Bursting may result from an uneven growth rate, which is particularly associated with heavy rainfall or irrigation when the fruit is maturing. The percentage of bursted fruit is usually low, and types with round fruit are more susceptible.

White heart consists of white streaks or bands of undesirable flesh in the heart (centre) of the fruit. This is caused by excessive moisture (and too much nitrogen) during fruit maturation.

Hollow heart is a disorder that varies among varieties. Hollow heart is marked by cracks in the heart of the water melon fruit owing to accelerated growth in response to ideal growth conditions facilitated by ample water and warm temperatures.

Sun Scald (burn) results from exposure to intense solar radiation that leads to dehydration and overheating damage of the rind tissue. Sun Scald can be alleviated by covering the fruit with vines or straw materials.

Sun burn occurs most frequently in varieties that have dark green rinds. Charleston Grey types and other melons with grey grin rinds rarely suffer from sunburn. Good healthy foliage will minimise sunburn damage as well as favour good yields and quality. Strong winds can blow unprotected vines away from the developing fruit along the edges of the rows and cause full exposure of the fruit to the sun.

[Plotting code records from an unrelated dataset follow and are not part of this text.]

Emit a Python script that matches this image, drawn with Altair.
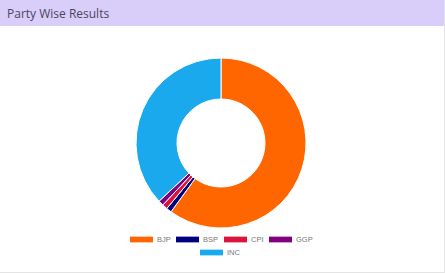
import altair as alt
import pandas as pd

parties = ["BJP", "BSP", "CPI", "GGP", "INC"]
seats = [60, 1, 1, 1, 37]
colors = ["#FF6600", "#000080", "#DC143C", "#800080", "#1AA9EC"]
title_text = "Party Wise Results"

W, H = 445, 273
df = pd.DataFrame({"party": parties, "value": seats, "order": list(range(len(parties)))})
one = pd.DataFrame({"t": [title_text]})

header = alt.Chart(one).mark_rect(color="#D9CDFA").encode(
    x=alt.value(0), x2=alt.value(W), y=alt.value(0), y2=alt.value(26)
)
title = alt.Chart(one).mark_text(
    align="left", baseline="middle", font="Open Sans", fontSize=12, color="#4B4560"
).encode(text="t:N", x=alt.value(7), y=alt.value(14))

border_r = alt.Chart(one).mark_rule(color="#E4E4E4", strokeWidth=1).encode(
    x=alt.value(444.5), y=alt.value(0), y2=alt.value(H)
)
border_b = alt.Chart(one).mark_rule(color="#E4E4E4", strokeWidth=1).encode(
    x=alt.value(0), x2=alt.value(W), y=alt.value(272.5)
)

arc = alt.Chart(df).mark_arc(radius=85, radius2=44, stroke="white", strokeWidth=1).encode(
    theta=alt.Theta("value:Q", stack=True),
    color=alt.Color("party:N", scale=alt.Scale(domain=parties, range=colors), legend=None),
    order=alt.Order("order:Q"),
    x=alt.value(221),
    y=alt.value(143),
)

sym = "M-1,-0.25H1V0.25H-1Z"
leg_common = dict(
    orient="none", direction="horizontal", title=None, symbolType=sym, symbolSize=529,
    symbolOpacity=1, symbolStrokeWidth=0, labelFont="Liberation Sans", labelFontSize=7.5,
    labelColor="#777777", labelOffset=4, columnPadding=5,
)
first = parties[:4]
legA = alt.Chart(df).transform_filter(
    alt.FieldOneOfPredicate(field="party", oneOf=first)
).mark_point(filled=True, opacity=0).encode(
    color=alt.Color("party:N", scale=alt.Scale(domain=first, range=colors[:4]),
                    legend=alt.Legend(legendX=130, legendY=228, **leg_common)),
    x=alt.value(0), y=alt.value(0),
)
legB = alt.Chart(df).transform_filter(
    alt.FieldOneOfPredicate(field="party", oneOf=parties[4:])
).mark_point(filled=True, opacity=0).encode(
    color=alt.Color("party:N", scale=alt.Scale(domain=parties[4:], range=colors[4:]),
                    legend=alt.Legend(legendX=200, legendY=241, **leg_common)),
    x=alt.value(0), y=alt.value(0),
)

chart = alt.layer(header, title, border_r, border_b, arc, legA, legB).resolve_scale(
    color="independent"
).properties(
    width=W, height=H, padding=0, autosize=alt.AutoSizeParams(type="none"), background="white"
).configure_view(stroke=None)

chart.save("out.html", embed_options={"renderer": "svg", "actions": False})
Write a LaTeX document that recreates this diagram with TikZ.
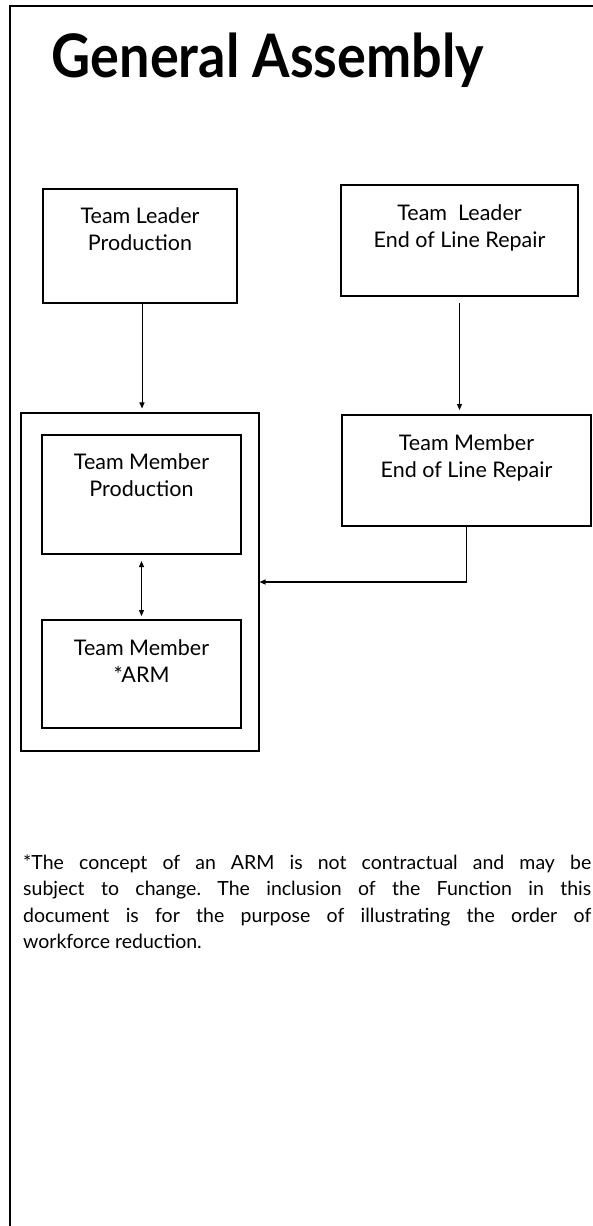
\documentclass[tikz,border=0pt]{standalone}
\usepackage{fontspec}
\setmainfont{Lato}
\usetikzlibrary{arrows.meta}

\begin{document}
\begin{tikzpicture}[x=1pt,y=-1pt,
  frame/.style={line width=2.3pt, line cap=rect},
  unitbox/.style={draw, line width=2pt, inner sep=0pt},
  groupbox/.style={draw, line width=1.1pt, inner sep=0pt},
  boxtext/.style={anchor=base, inner sep=0pt, font=\fontsize{21.5}{27}\selectfont},
  link/.style={line width=1pt, -{Triangle[length=6pt,width=5pt]}},
  twoway/.style={line width=1pt, {Triangle[length=6pt,width=5pt]}-{Triangle[length=6pt,width=5pt]}}
]
\useasboundingbox (0,0) rectangle (592,1226);

% page frame: top and left rules
\draw[frame] (10,1226) -- (10,6) -- (592,6);

% heading
\node[anchor=base, inner sep=0pt, font=\fontsize{60}{60}\selectfont\bfseries] (title) at (268,77) {\scalebox{0.9}[1]{General Assembly}};

% leaders
\node[unitbox, minimum width=194pt, minimum height=114pt] (tlp) at (140,246) {};
\node[boxtext] (tlpt) at (140,223) {\begin{tabular}[t]{@{}c@{}}Team Leader\\Production\end{tabular}};

\node[unitbox, minimum width=237pt, minimum height=111pt] (tle) at (459.5,240.5) {};
\node[boxtext] (tlet) at (459.5,220) {\begin{tabular}[t]{@{}c@{}}Team\ \ Leader\\End of Line Repair\end{tabular}};

% repair member
\node[unitbox, minimum width=249pt, minimum height=111pt] (tme) at (466.5,470.5) {};
\node[boxtext] (tmet) at (466.5,450) {\begin{tabular}[t]{@{}c@{}}Team Member\\End of Line Repair\end{tabular}};

% production group
\node[groupbox, minimum width=238pt, minimum height=338pt] (grp) at (140,582) {};
\node[unitbox, minimum width=199pt, minimum height=119pt] (tmp) at (141.5,494.5) {};
\node[boxtext] (tmpt) at (141.5,469) {\begin{tabular}[t]{@{}c@{}}Team Member\\Production\end{tabular}};
\node[unitbox, minimum width=199pt, minimum height=108pt] (tma) at (141.5,674) {};
\node[boxtext] (tmat) at (141.5,655) {\begin{tabular}[t]{@{}c@{}}Team Member\\{*}ARM\end{tabular}};

% connectors
\draw[link, shorten >=4pt] ([xshift=2pt]tlp.south) -- ([xshift=2pt]grp.north);
\draw[link, shorten <=6pt, shorten >=4pt] (tle.south) -- (tle.south |- tme.north);
\draw[twoway, shorten <=6pt, shorten >=3pt] (tmp.south) -- (tma.north);
\draw[link, line width=1.2pt] (tme.south) |- (grp.east);

% footnote
\node[anchor=base west, inner sep=0pt] (note) at (23,869) {\parbox[t]{568pt}{\frenchspacing\fontsize{19.5}{26.5}\selectfont
*The concept of an ARM is not contractual and may be\linebreak
subject to change. The inclusion of the Function in this\linebreak
document is for the purpose of illustrating the order of\linebreak
workforce reduction.}};
\end{tikzpicture}
\end{document}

Rind necrosis is an internal disorder of the watermelon rind. Symptoms are brown, corky, or mealy textured spots on the rind which may enlarge to form large bands of discoloration that rarely extend into the flesh. Experienced pickers often can detect affected melons by the subtle knobbiness that is visible on the surface of the affected melons.

The cause of rind necrosis is unknown. Bacterial infection has been reported to be a cause, although similar bacteria are found in healthy melons. Drought stress also is reported to predispose melons to rind necrosis.

Cross stitches are elongated necrotic wounds (2 cm long) that are perpendicular to fruit length. The cause of cross stitches is unknown.